What temporary exhibitions does the Lenbachhaus typically host?
The Lenbachhaus runs three to four major temporary exhibitions per year, typically focusing on artists connected to the Blauer Reiter tradition or to broader strands of German and European modernism. Recent shows have covered artists such as Vija Celmins, Maria Lassnig and retrospectives of Gabriele Münter’s photography. The Kunstbau hosts separate, often larger-scale shows. Check the official programme at lenbachhaus.de before your visit — a major temporary show can add significant value to the €15 ticket.
Is the Lenbachhaus accessible?
Yes. The modern Foster + Partners wing is fully wheelchair accessible with lifts between all floors. The historic villa has some narrow corridors and threshold steps, but the main galleries are accessible. The museum provides wheelchairs on request at the reception desk. The Kunstbau at Königsplatz station is accessible via the station lift.
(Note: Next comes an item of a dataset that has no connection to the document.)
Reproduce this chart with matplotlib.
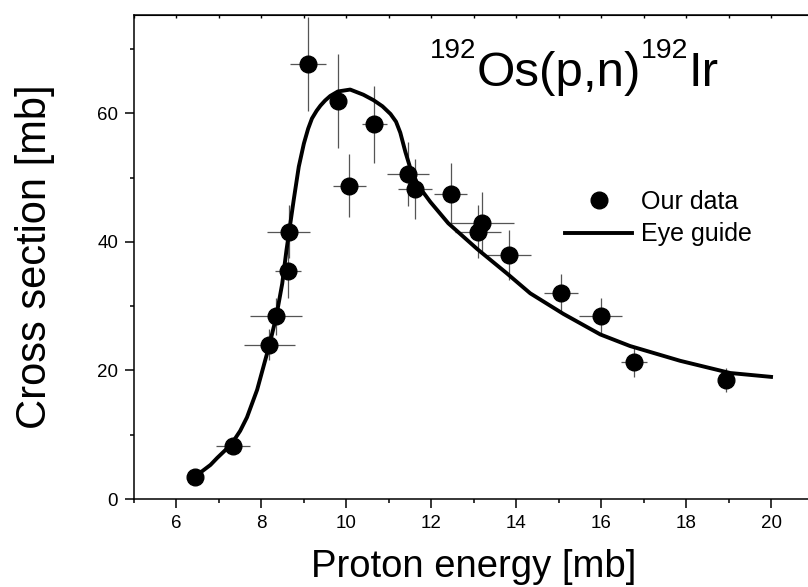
import matplotlib.pyplot as plt
from matplotlib.ticker import MultipleLocator

plt.rcParams['font.family'] = ['Liberation Sans', 'DejaVu Sans']

energy = [6.43, 7.33, 8.19, 8.35, 8.63, 8.64, 9.10, 9.80, 10.07, 10.66,
          11.45, 11.61, 12.46, 13.10, 13.19, 13.83, 15.05, 15.99, 16.78, 18.93]
xsec = [3.5, 8.2, 24.0, 28.4, 35.5, 41.6, 67.7, 61.9, 48.7, 58.3,
        50.6, 48.2, 47.5, 41.6, 42.9, 38.0, 32.1, 28.5, 21.3, 18.5]
energy_err = [0.1, 0.40, 0.61, 0.61, 0.30, 0.51, 0.43, 0.1, 0.39, 0.29,
              0.5, 0.4, 0.39, 0.55, 0.75, 0.51, 0.40, 0.51, 0.31, 0.15]
xsec_err = [0.5, 0.8, 2.4, 2.9, 4.2, 4.1, 7.3, 7.3, 4.9, 6.0,
            5.0, 4.7, 4.7, 4.1, 4.8, 3.9, 2.9, 2.8, 2.3, 1.9]

# eye guide curve
guide_e = [6.45, 6.56, 6.80, 6.96, 7.15, 7.33, 7.50, 7.66, 7.90, 8.09,
           8.19, 8.35, 8.49, 8.59, 8.76, 8.88, 9.00, 9.10, 9.19, 9.30,
           9.39, 9.50, 9.62, 9.80, 10.09, 10.40, 10.64, 10.85, 11.04, 11.17,
           11.27, 11.39, 11.51, 11.70, 11.98, 12.40, 13.08, 13.78, 14.33, 15.11,
           15.98, 16.68, 17.86, 19.04, 20.0]
guide_xs = [3.5, 4.1, 5.3, 6.4, 7.6, 8.9, 10.6, 12.7, 17.0, 21.6,
            24.0, 28.4, 33.5, 38.7, 46.5, 51.7, 55.3, 57.6, 59.2, 60.4,
            61.2, 62.0, 62.7, 63.4, 63.7, 62.9, 62.05, 61.1, 59.9, 58.7,
            57.0, 54.0, 51.4, 48.7, 46.2, 42.9, 38.9, 35.1, 32.0, 28.8,
            25.6, 23.8, 21.5, 19.6, 19.0]

fig = plt.figure(figsize=(8.08, 5.87), dpi=100)
ax = fig.add_axes([134 / 808, 1 - 499 / 587, 679.5 / 808, 484 / 587])

ax.errorbar(energy, xsec, xerr=energy_err, yerr=xsec_err, fmt='none',
            ecolor='#555555', elinewidth=0.9, capsize=0, zorder=2)
ax.plot(guide_e, guide_xs, color='black', lw=2.8, solid_joinstyle='round',
        zorder=3, label='Eye guide')
ax.plot(energy, xsec, 'o', color='black', ms=12, zorder=4, label='Our data')

ax.set_xlim(5, 21)
ax.set_ylim(0, 75.3)
ax.xaxis.set_major_locator(MultipleLocator(2))
ax.xaxis.set_minor_locator(MultipleLocator(1))
ax.yaxis.set_major_locator(MultipleLocator(20))
ax.yaxis.set_minor_locator(MultipleLocator(10))
ax.tick_params(which='major', direction='out', length=6.5, width=1.1,
               labelsize=13.5, pad=5)
ax.tick_params(which='minor', direction='out', length=3, width=1.1)
for sp in ax.spines.values():
    sp.set_linewidth(1.1)

top = ax.secondary_xaxis('top')
top.xaxis.set_major_locator(MultipleLocator(1))
top.tick_params(direction='in', length=2, width=1.0, labeltop=False)

ax.set_xlabel('Proton energy [mb]', fontsize=27.5, labelpad=12)
ax.set_ylabel('Cross section [mb]', fontsize=30, labelpad=30)

h, l = ax.get_legend_handles_labels()
ax.legend(h[::-1], l[::-1], loc='upper left', bbox_to_anchor=(0.634, 0.638),
          frameon=False, fontsize=18, handlelength=2.7, handletextpad=0.35,
          labelspacing=0.33, borderpad=0, borderaxespad=0)

# reaction label with superscript mass numbers
base = 1 - 86 / 587
sup = 1 - 58 / 587
t1 = fig.text(430 / 808, sup, '192', fontsize=20, va='baseline', ha='left')
t2 = ax.annotate('Os(p,n)', xy=(1, base), xycoords=(t1, 'figure fraction'),
                 fontsize=35.5, va='baseline', ha='left')
t3 = ax.annotate('192', xy=(1, sup), xycoords=(t2, 'figure fraction'),
                 fontsize=20.5, va='baseline', ha='left')
ax.annotate('Ir', xy=(1, base), xycoords=(t3, 'figure fraction'),
            fontsize=35.5, va='baseline', ha='left')

fig.savefig('out.png', dpi=100)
How does the Lenbachhaus compare in terms of crowds to other Munich museums?
It is consistently among the least crowded of Munich’s major museums. Even in peak summer, the Blauer Reiter galleries rarely feel congested. This is in contrast to the Residenz (which can be very busy in summer), the Deutsches Museum (extremely popular with families) and Neuschwanstein (notoriously crowded year-round). The Lenbachhaus’s relative obscurity among general tourists is, from a visitor’s perspective, an advantage.
Should I book tickets in advance?
Walk-in admission is nearly always possible. The only times advance booking is worth considering are during major temporary exhibitions that have attracted significant publicity, or during public holidays when some Munich attractions get unusually busy. For a standard weekday or weekend visit, arriving at the box office is fine.